PIACENZA, Italy — Paratroopers from the 173rd Airborne Brigade quietly paddled rubber rafts through low-lying fog on the Po River Monday night to reconnoiter the river before a bridging operation by Italian army engineers the next day.
On Tuesday, they watched the Italians launch a massive, motorized pontoon bridge they’d previously assembled into the water, drive several vehicles onto it, and use it as a ferry.
Part of a “shock” exercise, the operation also tested the 173rd’s ability to be ready to quickly deploy, ideally within 18 hours.
The unit, Company A of the brigade’s 54th Brigade Engineer Battalion, was not advised in advance of the exercise. “It is supposed to literally be a shock to the unit,” said Maj. Joshua Blizzard, of the 7th Army Training Command who helped plan the exercise.
Still, with the myriad protocols, checks, equipment and communications preparation and rehearsals required, that was the easy part, in a way. “The 173rd has always been good at that,” Lt. Gen. Ben Hodges, commander of U.S. Army Europe, said in a phone interview Wednesday.
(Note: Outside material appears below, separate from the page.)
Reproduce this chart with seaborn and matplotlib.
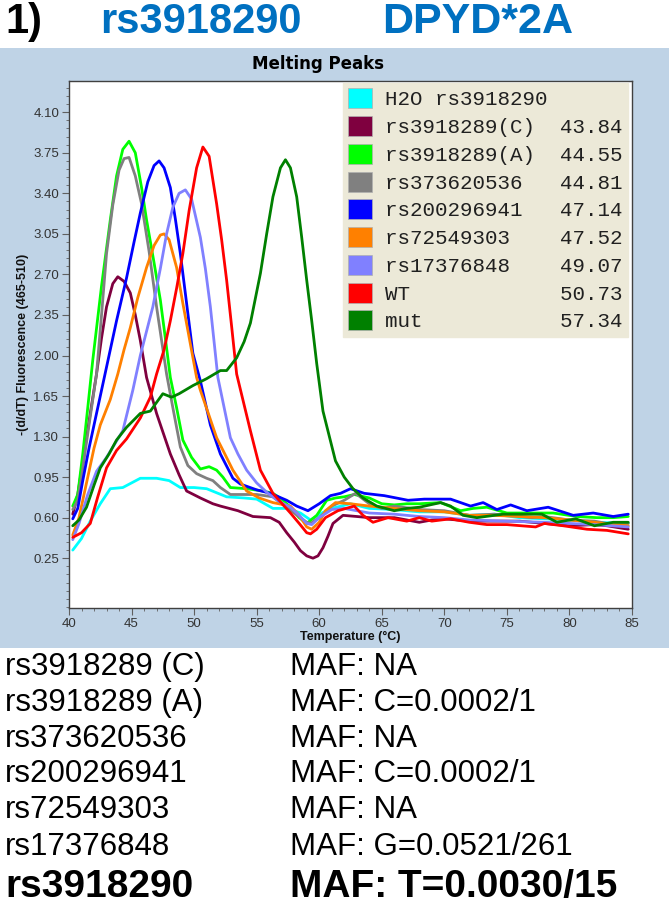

The platoon was ready to go within 16 hours after getting the alert at 4 a.m. on Friday, said Maj. Juan Martinez, 173rd Brigade spokesman. But it took a “tactical pause” until Sunday to comport with the Italians’ timeline.
An important feature of the exercise was working together with — and learning from — NATO allies.
The exercise also represented a recognition that a particular skill — the complex art of combat river crossings — within USAREUR is in need of a renaissance.
“This is a skill we have had to rebuild,” Hodges said. “We realize we need the capability again. The ability to deter depends on how fast we can get to a place, and crossing rivers is part of that.”
When the last U.S. tanks briefly left Europe a few years ago along with their armored division in a flurry of downsizing, they took bridging capabilities with them.
While tanks and other armored vehicles have since returned to Europe in connection with concerns related to Russia’s 2014 intervention in Ukraine, the Army still lacks the ability to bridge rivers on its own.
“I’m not criticizing the decision. I probably would have made the same one myself five years ago,” Hodges said of the Army’s drawdown.
But U.S. and NATO military officials have grown increasingly concerned about further Russian encroachment. They’ve particularly focused attention on a route linking Poland and Lithuania called the Suwalki Gap, which abuts the Russian enclave of Kaliningrad, nestled between the two countries. NATO and the U.S. would have to get there fast, military planners say, or Russia could cut off the route and sever the Baltic states from the rest of the alliance.
“In a real crisis in Europe, to move, say, from central or southern Germany to the Suwalki Gap, we’d probably have to cross seven or eight rivers,” Hodges said. For that, “we depend on our allies.”
Engineering units in almost all NATO member states retain their bridge-building equipment, and training drills involving the pontoon units are fairly frequent.
This week’s bridging exercises — another was scheduled with British engineers in Livorno — were among several the U.S. and NATO have conducted over the past year.
In June, during the massive Anaconda exercise, German and British army forces built a floating bridge across the Vistula River in Poland, after which the U.S. 2nd Cavalry Regiment rolled its Stryker armored vehicles in a long convoy toward the Suwalki Gap and Lithuania. “It’s about the best bridge I’ve ever seen in my life,” Hodges said.
Next summer’s exercises will feature several more river crossings with allies and Army Reserve engineers, since most Army engineers are in the reserve component, Hodges said.
The 33 paratroopers on the exercise practiced doing reconnaissance on both sides of the river before the bridging, then took up defensive positions as members of the Italian 2nd Engineer Sapper Regiment launched the French-made Motorized Floating Bridge into the water.
Originally, plans called for the bridge to stretch across the river like a ribbon. But the water level was too low for that, regiment commander, Capt. Stefano Manca, decided. He was in charge of 119 Italian troops. Instead, they used the bridge as a ferry. Within an hour, the ferry bridge had made two trips, as U.S., French and Norwegian military observers watched from the riverside.
Manca said that launching a 100-meter self-propelled bridge into a river is no big deal. “It’s fundamental for us,” he said. “It’s our job.”
For the 173rd’s 1st Lt. Louis Tobergte, the hardest part of the exercise was ensuring that a different type of vehicle — the unit’s Humvees — were gassed up, mechanically sound, and ready to go. “It was my first time doing a convoy,” Tobergte said. All the vehicles made the trip, going 50 miles per hour on the autostada, from Vicenza, traveling the 125 miles without incident.